Tuesday, October 16, 2012

Catalan News Roundup 16 Oct 2012

It's getting hard to keep up! (Updated 11:56am ET)

Herald Scotland: As others see us: the view from Spain, by David Leask
"Suddenly the Scottish vote isn’t just a possibility. Regardless of who wins in 2014, Scotland’s plebiscite is a stick with which to beat any polity unwilling to allow a democratic settlement to a national question. Mas and others in Spain know this."

The Guardian: Catalonia leader threatens to draw EU into independence row with Spain, by Giles Trimlett in Madrid
"Mas threatened to "internationalise the conflict" if Rajoy blocked the referendum.

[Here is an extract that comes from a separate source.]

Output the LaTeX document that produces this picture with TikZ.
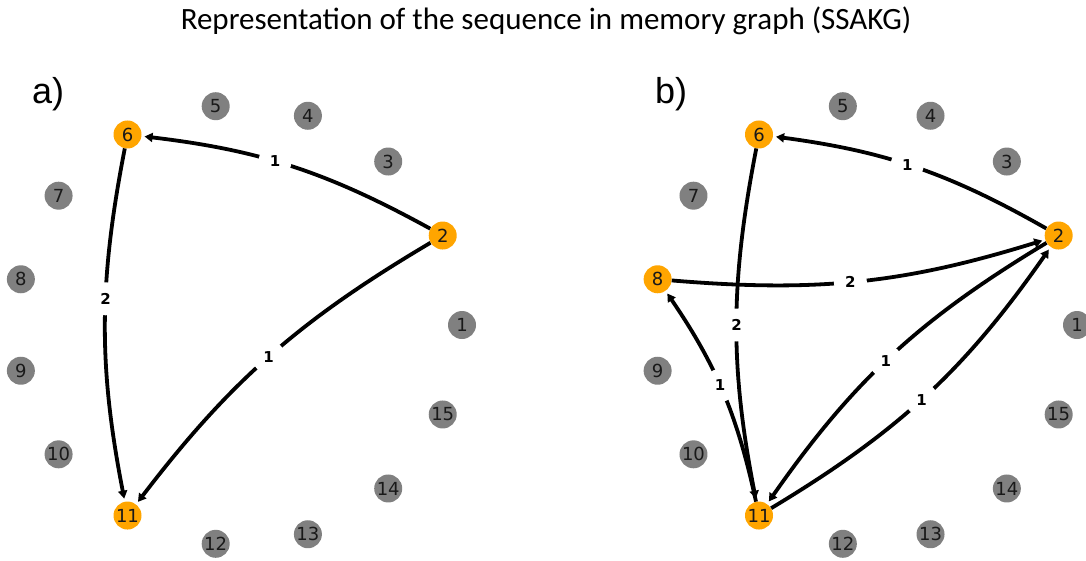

"In that case, we will have to go to Brussels to explain that they don't even let us consult with the people," he told the regional public TV channel TV3 on Monday."

Financial Times/Business Day: Spain, Britain and the forbidden fruits of independence, by Gideon Rachman
"On the grounds of justice and prudence, the British government’s approach seems wiser. Cameron, like Spanish Prime Minister Mariano Rajoy, is a conservative and a patriot. Both men would be appalled to preside over the breakup of their nations. But the UK government has recognised that, by winning power in Edinburgh, the Scottish nationalists have earned the democratic right to hold a referendum on their goal of independence. There is no point in trying to find legalistic ways of thwarting them."

Bloomberg (Editorial): To Keep Catalonia In, Spain Should Allow a Vote to Secede
"The central government should also cede more regional control over infrastructure such as Barcelona’s airport. Above all, Spain should follow the U.K.’s example by granting Catalonians the right to hold a referendum on independence and conduct a legal, orderly secession if they want to. Last week, Spain’s parliament voted against doing so, and it was a mistake."

Business INsider: Millions of Spanish Are Fleeing or Trying to Secede, by Wolf Richter
"So, 84% of the people have “little” or “no” confidence in Prime Minister Mariano Rajoy. The fate of Alfredo Perez Rubalcaba, leader of the opposition, is even worse: 90% of all voters distrust him! Those are the two top political figures of the two major political parties, and the utterly frustrated and disillusioned Spaniards are defenestrating them both."

EuroNews: Catalonia looks for a boost from Scots’ charge
"“It might serve as an example and a reference and it might add some impetus to our awareness as we need a date here too for our referendum. The sooner the better,” said one man, in Catalonian."

NZWeek: Spanish minister warns Catalan nationalist leader
"Speaking on La Sexta television channel, Gallardon said that calling a referendum in Catalonia would be considered an act of disobedience and could be punished with three to 12 months’ disqualification from office and a fine."

Less interesting:

Reuters/Chicago Tribune: Analysis: Europe's separatists gain ground in crisis, by Paul Taylor and Robert-Jan Bartunek (with additional reporting by Philip Blenkinsop in Brussels, Fiona Ortiz and Tracy Rucinski in Madrid and Jon Boyle in London; Writing by Paul Taylor; Editing by Peter Graff, but notably no one in Catalonia)
[Frankly I found the reporting, at least on the Catalan portions of this article to be rather generic, when not drifting off into untruths. It's not just about money, Reuters.]